/---

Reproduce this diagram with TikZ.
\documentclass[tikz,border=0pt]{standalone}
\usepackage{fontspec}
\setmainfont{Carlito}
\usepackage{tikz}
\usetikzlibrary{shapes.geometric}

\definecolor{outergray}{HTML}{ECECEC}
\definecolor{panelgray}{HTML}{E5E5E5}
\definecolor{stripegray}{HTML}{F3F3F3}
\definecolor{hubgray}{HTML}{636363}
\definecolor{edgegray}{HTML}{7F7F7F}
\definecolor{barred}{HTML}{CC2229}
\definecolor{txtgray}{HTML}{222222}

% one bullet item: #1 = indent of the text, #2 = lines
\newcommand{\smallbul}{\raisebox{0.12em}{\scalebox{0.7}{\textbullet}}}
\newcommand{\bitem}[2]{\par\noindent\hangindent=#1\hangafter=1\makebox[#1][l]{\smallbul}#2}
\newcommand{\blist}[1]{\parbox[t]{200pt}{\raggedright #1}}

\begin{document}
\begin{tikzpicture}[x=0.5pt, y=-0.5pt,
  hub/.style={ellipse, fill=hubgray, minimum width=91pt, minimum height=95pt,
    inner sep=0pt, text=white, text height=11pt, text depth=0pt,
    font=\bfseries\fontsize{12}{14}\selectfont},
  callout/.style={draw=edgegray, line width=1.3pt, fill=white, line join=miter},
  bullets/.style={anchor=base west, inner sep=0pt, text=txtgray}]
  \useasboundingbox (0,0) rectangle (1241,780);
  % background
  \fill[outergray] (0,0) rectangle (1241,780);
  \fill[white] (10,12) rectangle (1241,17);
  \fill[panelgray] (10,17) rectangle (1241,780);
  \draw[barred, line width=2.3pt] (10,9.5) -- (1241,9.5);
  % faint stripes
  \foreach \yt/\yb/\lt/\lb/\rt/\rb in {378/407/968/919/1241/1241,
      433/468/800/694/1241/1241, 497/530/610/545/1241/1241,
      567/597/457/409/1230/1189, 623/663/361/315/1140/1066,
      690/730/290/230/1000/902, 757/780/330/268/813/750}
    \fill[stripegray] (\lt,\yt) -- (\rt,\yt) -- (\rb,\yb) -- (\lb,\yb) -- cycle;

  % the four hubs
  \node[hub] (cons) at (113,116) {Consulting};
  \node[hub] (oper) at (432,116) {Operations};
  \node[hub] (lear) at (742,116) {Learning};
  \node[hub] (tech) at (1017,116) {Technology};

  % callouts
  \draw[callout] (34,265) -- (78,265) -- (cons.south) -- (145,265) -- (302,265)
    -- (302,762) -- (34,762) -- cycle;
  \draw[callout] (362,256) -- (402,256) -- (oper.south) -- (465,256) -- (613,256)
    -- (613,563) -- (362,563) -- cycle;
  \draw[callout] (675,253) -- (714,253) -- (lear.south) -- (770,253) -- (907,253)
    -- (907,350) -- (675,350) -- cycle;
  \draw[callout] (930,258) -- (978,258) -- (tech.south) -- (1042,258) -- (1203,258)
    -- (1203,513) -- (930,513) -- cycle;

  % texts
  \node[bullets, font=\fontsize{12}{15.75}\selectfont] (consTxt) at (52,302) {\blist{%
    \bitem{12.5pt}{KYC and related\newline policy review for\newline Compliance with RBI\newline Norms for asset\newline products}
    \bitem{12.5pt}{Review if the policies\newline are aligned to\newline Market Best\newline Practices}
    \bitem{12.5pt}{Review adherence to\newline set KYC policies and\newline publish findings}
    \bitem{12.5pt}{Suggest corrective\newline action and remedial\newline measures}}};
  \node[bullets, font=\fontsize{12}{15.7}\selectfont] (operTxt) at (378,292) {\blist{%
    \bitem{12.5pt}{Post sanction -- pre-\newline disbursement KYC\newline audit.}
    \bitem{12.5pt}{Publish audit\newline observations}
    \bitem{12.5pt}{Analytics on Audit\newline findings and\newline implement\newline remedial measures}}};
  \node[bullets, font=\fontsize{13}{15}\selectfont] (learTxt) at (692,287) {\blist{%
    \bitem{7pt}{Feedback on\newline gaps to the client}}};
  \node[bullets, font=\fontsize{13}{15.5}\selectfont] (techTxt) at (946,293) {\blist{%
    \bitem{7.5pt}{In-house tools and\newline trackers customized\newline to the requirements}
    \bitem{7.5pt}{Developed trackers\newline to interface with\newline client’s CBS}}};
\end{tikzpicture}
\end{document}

\---

__WHAT YOU HAVE TO DO__
Print, unaltered, every line from the beginning of the material down to the line with "(tech) at (1017,116)".

__RESPONSE TO THIS TASK__
Reproduce this diagram with TikZ.
\documentclass[tikz,border=0pt]{standalone}
\usepackage{fontspec}
\setmainfont{Carlito}
\usepackage{tikz}
\usetikzlibrary{shapes.geometric}

\definecolor{outergray}{HTML}{ECECEC}
\definecolor{panelgray}{HTML}{E5E5E5}
\definecolor{stripegray}{HTML}{F3F3F3}
\definecolor{hubgray}{HTML}{636363}
\definecolor{edgegray}{HTML}{7F7F7F}
\definecolor{barred}{HTML}{CC2229}
\definecolor{txtgray}{HTML}{222222}

% one bullet item: #1 = indent of the text, #2 = lines
\newcommand{\smallbul}{\raisebox{0.12em}{\scalebox{0.7}{\textbullet}}}
\newcommand{\bitem}[2]{\par\noindent\hangindent=#1\hangafter=1\makebox[#1][l]{\smallbul}#2}
\newcommand{\blist}[1]{\parbox[t]{200pt}{\raggedright #1}}

\begin{document}
\begin{tikzpicture}[x=0.5pt, y=-0.5pt,
  hub/.style={ellipse, fill=hubgray, minimum width=91pt, minimum height=95pt,
    inner sep=0pt, text=white, text height=11pt, text depth=0pt,
    font=\bfseries\fontsize{12}{14}\selectfont},
  callout/.style={draw=edgegray, line width=1.3pt, fill=white, line join=miter},
  bullets/.style={anchor=base west, inner sep=0pt, text=txtgray}]
  \useasboundingbox (0,0) rectangle (1241,780);
  % background
  \fill[outergray] (0,0) rectangle (1241,780);
  \fill[white] (10,12) rectangle (1241,17);
  \fill[panelgray] (10,17) rectangle (1241,780);
  \draw[barred, line width=2.3pt] (10,9.5) -- (1241,9.5);
  % faint stripes
  \foreach \yt/\yb/\lt/\lb/\rt/\rb in {378/407/968/919/1241/1241,
      433/468/800/694/1241/1241, 497/530/610/545/1241/1241,
      567/597/457/409/1230/1189, 623/663/361/315/1140/1066,
      690/730/290/230/1000/902, 757/780/330/268/813/750}
    \fill[stripegray] (\lt,\yt) -- (\rt,\yt) -- (\rb,\yb) -- (\lb,\yb) -- cycle;

  % the four hubs
  \node[hub] (cons) at (113,116) {Consulting};
  \node[hub] (oper) at (432,116) {Operations};
  \node[hub] (lear) at (742,116) {Learning};
  \node[hub] (tech) at (1017,116) {Technology};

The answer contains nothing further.